**** Supplied records

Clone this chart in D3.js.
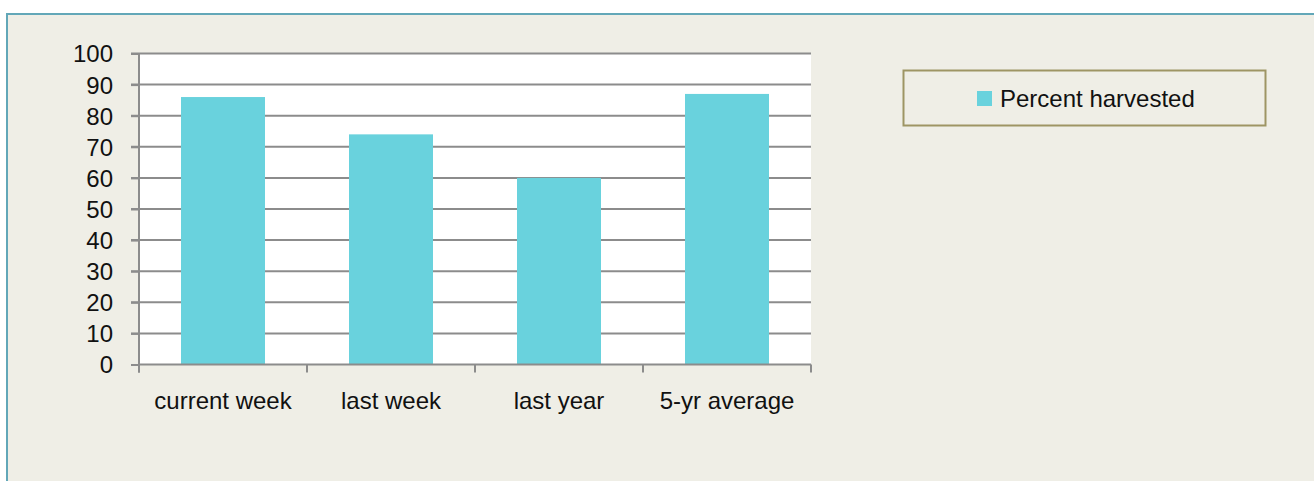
<!DOCTYPE html>
<html>
<head>
<meta charset="utf-8">
<script src="https://cdn.jsdelivr.net/npm/d3@7"></script>
<style>
  html, body { margin: 0; padding: 0; background: #ffffff; }
  svg { display: block; }
  text { font-family: "Liberation Sans", Arial, sans-serif; fill: #111; }
</style>
</head>
<body>
<script>
const categories = ["current week", "last week", "last year", "5-yr average"];
const percentHarvested = [86, 74, 60, 87];
const seriesName = "Percent harvested";
const yTicks = [0, 10, 20, 30, 40, 50, 60, 70, 80, 90, 100];

const W = 1314, H = 481;
const svg = d3.select("body").append("svg").attr("width", W).attr("height", H);

// chart frame
svg.append("rect").attr("x", 7).attr("y", 14).attr("width", W).attr("height", H)
  .attr("fill", "#EFEEE6").attr("stroke", "#62A7B8").attr("stroke-width", 2);

const plot = { left: 139, right: 811, top: 53.5, bottom: 364.5 };

const x = d3.scaleBand().domain(categories).range([plot.left, plot.right]).paddingInner(0.5).paddingOuter(0.25);
const xOuter = d3.scaleBand().domain(categories).range([plot.left, plot.right]);
const y = d3.scaleLinear().domain([0, 100]).range([plot.bottom, plot.top]);

// plot background
svg.append("rect").attr("x", plot.left).attr("y", plot.top)
  .attr("width", plot.right - plot.left).attr("height", plot.bottom - plot.top).attr("fill", "#ffffff");

// gridlines
svg.append("g").selectAll("line").data(yTicks.filter(d => d > 0)).join("line")
  .attr("x1", plot.left - 8).attr("x2", plot.right)
  .attr("y1", d => y(d)).attr("y2", d => y(d))
  .attr("stroke", "#8C8C8C").attr("stroke-width", 2);

// bars
svg.append("g").selectAll("rect").data(percentHarvested).join("rect")
  .attr("x", (d, i) => x(categories[i]))
  .attr("width", x.bandwidth())
  .attr("y", d => y(d))
  .attr("height", d => y(0) - y(d))
  .attr("fill", "#69D2DD");

// y axis
const yAxis = d3.axisLeft(y).tickValues(yTicks).tickSize(8).tickPadding(18).tickFormat(d3.format("d"));
const gy = svg.append("g").attr("transform", `translate(${plot.left},0)`).call(yAxis);
gy.select(".domain").attr("stroke", "#8C8C8C").attr("stroke-width", 2).attr("d", `M0,${plot.top}V${plot.bottom + 8}`);
gy.selectAll(".tick line").attr("stroke", "#8C8C8C").attr("stroke-width", 2);
gy.selectAll(".tick text").attr("font-size", 24).attr("font-family", "Liberation Sans, Arial, sans-serif").attr("fill", "#111").attr("dy", "0.35em");

// x axis
const boundaries = categories.map(c => xOuter(c)).concat([plot.right]);
const gx = svg.append("g");
gx.append("line").attr("x1", plot.left).attr("x2", plot.right).attr("y1", y(0)).attr("y2", y(0))
  .attr("stroke", "#8C8C8C").attr("stroke-width", 2);
gx.selectAll("line.tk").data(boundaries).join("line").attr("class", "tk")
  .attr("x1", d => d).attr("x2", d => d).attr("y1", y(0)).attr("y2", y(0) + 8)
  .attr("stroke", "#8C8C8C").attr("stroke-width", 2);
gx.selectAll("text").data(categories).join("text")
  .attr("x", d => x(d) + x.bandwidth() / 2).attr("y", 409)
  .attr("text-anchor", "middle").attr("font-size", 24).text(d => d);

// legend
const lg = svg.append("g");
lg.append("rect").attr("x", 903.5).attr("y", 70.5).attr("width", 362).attr("height", 55)
  .attr("fill", "none").attr("stroke", "#9E9564").attr("stroke-width", 2);
lg.append("rect").attr("x", 977).attr("y", 91).attr("width", 15).attr("height", 15).attr("fill", "#69D2DD");
lg.append("text").attr("x", 1000).attr("y", 107).attr("font-size", 24).text(seriesName);
</script>
</body>
</html>
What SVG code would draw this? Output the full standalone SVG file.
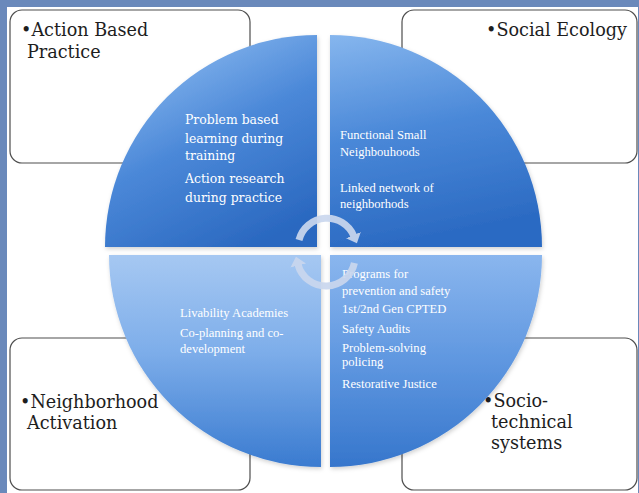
<svg xmlns="http://www.w3.org/2000/svg" width="639" height="493" viewBox="0 0 639 493">
<defs>
<style>
.box{fill:#ffffff;stroke:#4e4e4e;stroke-width:1.2}
.lbl{font-family:"DejaVu Serif","Liberation Serif",serif;font-size:17.6px;fill:#1e1e1e}
.qa{font-family:"DejaVu Serif","Liberation Serif",serif;font-size:12.4px;fill:#ffffff}
.qb{font-family:"Liberation Serif","DejaVu Serif",serif;font-size:12.6px;fill:#ffffff}
.arc{fill:none;stroke:#cad7ee;stroke-width:7;opacity:0.92}
</style>
<linearGradient id="gTL" x1="0.2" y1="0" x2="0.7" y2="1">
<stop offset="0" stop-color="#92bff2"/>
<stop offset="0.5" stop-color="#4b88d8"/>
<stop offset="1" stop-color="#2a68c0"/>
</linearGradient>
<linearGradient id="gTR" x1="0" y1="0" x2="0.2" y2="1">
<stop offset="0" stop-color="#86b6ee"/>
<stop offset="0.5" stop-color="#4a88d8"/>
<stop offset="1" stop-color="#2c6bc3"/>
</linearGradient>
<linearGradient id="gBL" x1="0" y1="0" x2="0" y2="1">
<stop offset="0" stop-color="#a6c8f2"/>
<stop offset="0.45" stop-color="#7eaeea"/>
<stop offset="1" stop-color="#3a7bd0"/>
</linearGradient>
<linearGradient id="gBR" x1="0" y1="0" x2="0" y2="1">
<stop offset="0" stop-color="#8ab6ee"/>
<stop offset="0.5" stop-color="#5f97e0"/>
<stop offset="1" stop-color="#3676cc"/>
</linearGradient>
<filter id="sh" x="-10%" y="-10%" width="120%" height="120%">
<feDropShadow dx="1" dy="2" stdDeviation="2" flood-color="#000" flood-opacity="0.18"/>
</filter>
<marker id="ah" markerUnits="userSpaceOnUse" markerWidth="10" markerHeight="16" refX="1" refY="8" orient="auto">
<path d="M0,0 L9,8 L0,16 Z" fill="#cad7ee"/>
</marker>
</defs>
<rect x="0" y="0" width="639" height="493" fill="#6a89bb"/>
<rect x="7" y="7" width="631" height="486" fill="#ffffff"/>

<g id="box-action-based-practice">
<rect class="box" x="10" y="10" width="240" height="153" rx="12"/>
<text class="lbl" x="21" y="36">•Action Based</text>
<text class="lbl" x="27" y="58">Practice</text>
</g>
<g id="box-social-ecology">
<rect class="box" x="402" y="10" width="235" height="153" rx="12"/>
<text class="lbl" x="486" y="36">•Social Ecology</text>
</g>
<g id="box-neighborhood-activation">
<rect class="box" x="10" y="338" width="240" height="152" rx="12"/>
<text class="lbl" x="20" y="408">•Neighborhood</text>
<text class="lbl" x="27" y="429">Activation</text>
</g>
<g id="box-socio-technical">
<rect class="box" x="402" y="338" width="235" height="152" rx="12"/>
<text class="lbl" x="483" y="407">•Socio-</text>
<text class="lbl" x="491" y="428">technical</text>
<text class="lbl" x="491" y="449">systems</text>
</g>

<g id="quad-top-left">
<path d="M317,247 L105,247 A212,212 0 0 1 317,35 Z" fill="url(#gTL)" filter="url(#sh)"/>
<text class="qa" x="185" y="124">Problem based</text>
<text class="qa" x="185" y="143">learning during</text>
<text class="qa" x="185" y="160">training</text>
<text class="qa" x="185" y="183">Action research</text>
<text class="qa" x="185" y="202">during practice</text>
</g>
<g id="quad-top-right">
<path d="M330,247 L330,35 A212,212 0 0 1 542,247 Z" fill="url(#gTR)" filter="url(#sh)"/>
<text class="qb" x="340" y="139">Functional Small</text>
<text class="qb" x="340" y="156">Neighbouhoods</text>
<text class="qb" x="340" y="192">Linked network of</text>
<text class="qb" x="340" y="208">neighborhods</text>
</g>
<g id="quad-bottom-left">
<path d="M321,255 L321,467 A212,212 0 0 1 109,255 Z" fill="url(#gBL)" filter="url(#sh)"/>
<text class="qb" x="180" y="317">Livability Academies</text>
<text class="qb" x="180" y="337">Co-planning and co-</text>
<text class="qb" x="180" y="353">development</text>
</g>
<g id="quad-bottom-right">
<path d="M330,255 L542,255 A212,212 0 0 1 330,467 Z" fill="url(#gBR)" filter="url(#sh)"/>
<text class="qb" x="342" y="278">Programs for</text>
<text class="qb" x="342" y="295">prevention and safety</text>
<text class="qb" x="342" y="313">1st/2nd Gen CPTED</text>
<text class="qb" x="342" y="333">Safety Audits</text>
<text class="qb" x="342" y="352">Problem-solving</text>
<text class="qb" x="342" y="366">policing</text>
<text class="qb" x="342" y="388">Restorative Justice</text>
</g>

<g id="connectors">
<path class="arc" d="M299,240 A29,29 0 0 1 353.8,236" marker-end="url(#ah)"/>
<path class="arc" d="M354.4,263 A29,29 0 0 1 298,264.5" marker-end="url(#ah)"/>
</g>
</svg>
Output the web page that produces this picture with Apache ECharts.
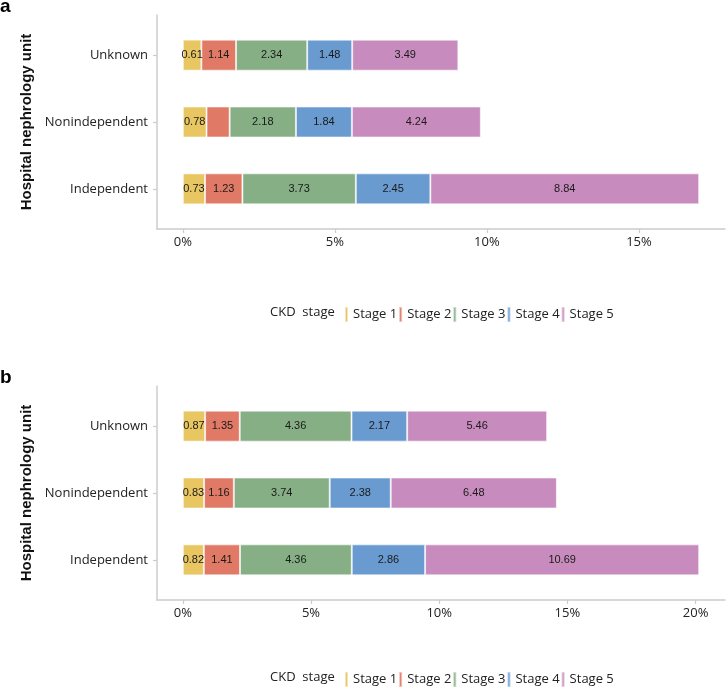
<!DOCTYPE html>
<html>
<head>
<meta charset="utf-8">
<script src="https://cdn.jsdelivr.net/npm/echarts@6/dist/echarts.min.js"></script>
<style>
html,body{margin:0;padding:0;background:#fff;}
#chart{width:727px;height:689px;}
</style>
</head>
<body>
<div id="chart"></div>
<script>
// ---- data ----
const categories = ['Independent', 'Nonindependent', 'Unknown']; // bottom to top
const stages = ['Stage 1', 'Stage 2', 'Stage 3', 'Stage 4', 'Stage 5'];
const xTicks = [0, 5, 10, 15, 20];

// Panel a values (per stage, in category order)
const aStage1 = [0.73, 0.78, 0.61];
const aStage2 = [1.23, 0.76, 1.14];
const aStage3 = [3.73, 2.18, 2.34];
const aStage4 = [2.45, 1.84, 1.48];
const aStage5 = [8.84, 4.24, 3.49];
// Labels not printed in the original (stage index, category index)
const aHiddenLabels = [[1, 1]];

// Panel b values
const bStage1 = [0.82, 0.83, 0.87];
const bStage2 = [1.41, 1.16, 1.35];
const bStage3 = [4.36, 3.74, 4.36];
const bStage4 = [2.86, 2.38, 2.17];
const bStage5 = [10.69, 6.48, 5.46];
const bHiddenLabels = [];

const colors = ['#E8C662', '#E07A66', '#86AF86', '#6A9BD0', '#C78CBD'];

const aValues = [aStage1, aStage2, aStage3, aStage4, aStage5];
const bValues = [bStage1, bStage2, bStage3, bStage4, bStage5];

function totals(vals) {
  return categories.map((c, i) => vals.reduce((s, v) => s + v[i], 0));
}
function range(vals) {
  const mx = Math.max(...totals(vals));
  const pad = mx * 0.05;
  return [-pad, mx + pad];
}
const aRange = range(aValues);
const bRange = range(bValues);

const axisColor = '#cccccc';
const textColor = '#222222';
const uiFont = 'Open Sans';

function outerAxes(gridIndex, rng, ticks) {
  return {
    x: {
      type: 'value', gridIndex, min: rng[0], max: rng[1],
      axisLine: { show: true, onZero: false, lineStyle: { color: axisColor, width: 1.5 } },
      axisTick: { show: true, length: 4, lineStyle: { color: axisColor, width: 1.2 }, customValues: ticks },
      axisLabel: { show: true, customValues: ticks, formatter: v => v + '%', color: textColor, fontSize: 13, fontFamily: uiFont, margin: 7 },
      splitLine: { show: false }
    },
    y: {
      type: 'value', gridIndex, min: 0, max: 1,
      axisLine: { show: true, onZero: false, lineStyle: { color: axisColor, width: 1.5 } },
      axisTick: { show: false }, axisLabel: { show: false }, splitLine: { show: false }
    }
  };
}
function innerAxes(gridIndex, rng) {
  return {
    x: { type: 'value', gridIndex, min: rng[0], max: rng[1], show: false, axisLine: { onZero: false } },
    y: {
      type: 'category', gridIndex, data: categories,
      axisLine: { show: false, onZero: false },
      axisTick: { show: true, alignWithLabel: true, length: 4, lineStyle: { color: axisColor, width: 1.2 } },
      axisLabel: { color: textColor, fontSize: 13, fontFamily: uiFont, margin: 9 },
      name: 'Hospital nephrology unit', nameLocation: 'middle', nameGap: 121,
      nameTextStyle: { fontSize: 15, fontWeight: 'bold', fontFamily: 'Liberation Sans', color: '#111' }
    }
  };
}

const aTicks = xTicks.filter(t => t <= aRange[1]);
const bTicks = xTicks.filter(t => t <= bRange[1]);

const aO = outerAxes(0, aRange, aTicks), aI = innerAxes(1, aRange);
const bO = outerAxes(2, bRange, bTicks), bI = innerAxes(3, bRange);

function makeSeries(vals, hidden, axisIdx, stack) {
  return stages.map((name, s) => ({
    name, type: 'bar', stack, xAxisIndex: axisIdx, yAxisIndex: axisIdx,
    barWidth: 31,
    itemStyle: { color: colors[s], borderColor: 'rgba(255,255,255,0.55)', borderWidth: 1 },
    label: {
      show: true, position: 'inside', color: '#1a1a1a', fontSize: 11, fontFamily: 'Liberation Sans',
      formatter: p => Number(p.value).toFixed(2)
    },
    emphasis: { disabled: true },
    data: vals[s].map((v, c) => {
      const hide = hidden.some(h => h[0] === s && h[1] === c);
      return hide ? { value: v, label: { show: false } } : v;
    })
  }));
}

const legendCommon = {
  data: stages, orient: 'horizontal', left: 344, padding: 0, icon: 'rect', itemWidth: 3, itemHeight: 15, itemGap: 1,
  selectedMode: false,
  textStyle: { color: textColor, fontSize: 13, fontFamily: uiFont }
};

const option = {
  animation: false,
  backgroundColor: '#ffffff',
  title: [
    { text: 'a', left: 0, top: -3, padding: 0, textStyle: { fontSize: 19, fontWeight: 'bold', fontFamily: 'Liberation Sans', color: '#000' } },
    { text: 'b', left: 0, top: 368, padding: 0, textStyle: { fontSize: 19, fontWeight: 'bold', fontFamily: 'Liberation Sans', color: '#000' } },
    { text: 'CKD  stage', left: 270, top: 306, padding: 0, textStyle: { fontSize: 13, fontWeight: 'normal', fontFamily: uiFont, color: textColor } },
    { text: 'CKD  stage', left: 270, top: 671, padding: 0, textStyle: { fontSize: 13, fontWeight: 'normal', fontFamily: uiFont, color: textColor } }
  ],
  legend: [
    Object.assign({}, legendCommon, { top: 306 }),
    Object.assign({}, legendCommon, { top: 671 })
  ],
  grid: [
    { left: 157, top: 15, width: 568, height: 214 },
    { left: 157, top: 21.7, width: 568, height: 200.6 },
    { left: 157, top: 386, width: 568, height: 214 },
    { left: 157, top: 392.7, width: 568, height: 200.6 }
  ],
  xAxis: [aO.x, aI.x, bO.x, bI.x],
  yAxis: [aO.y, aI.y, bO.y, bI.y],
  series: [].concat(
    makeSeries(aValues, aHiddenLabels, 1, 'a'),
    makeSeries(bValues, bHiddenLabels, 3, 'b')
  )
};

const chart = echarts.init(document.getElementById('chart'), null, { renderer: 'canvas' });
chart.setOption(option);
</script>
</body>
</html>
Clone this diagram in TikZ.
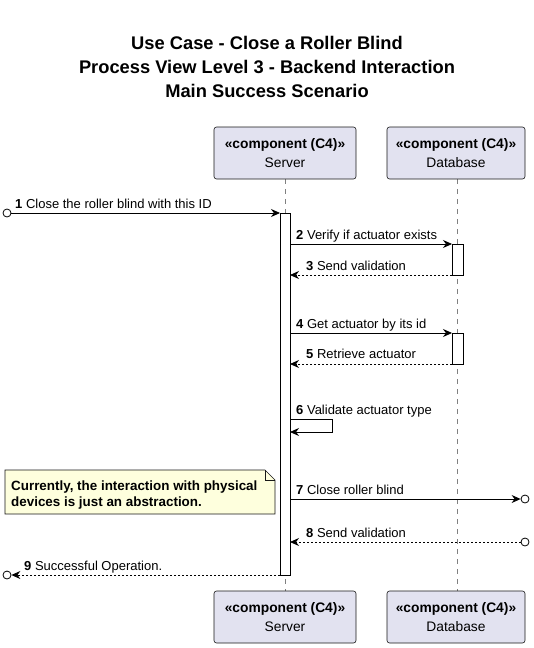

********

Exercise description
Select every line in the records above that contains the word "Output".

Exercise solution
What SVG code would draw this? Output the full standalone SVG file.
Output the web page that produces this picture with Apache ECharts.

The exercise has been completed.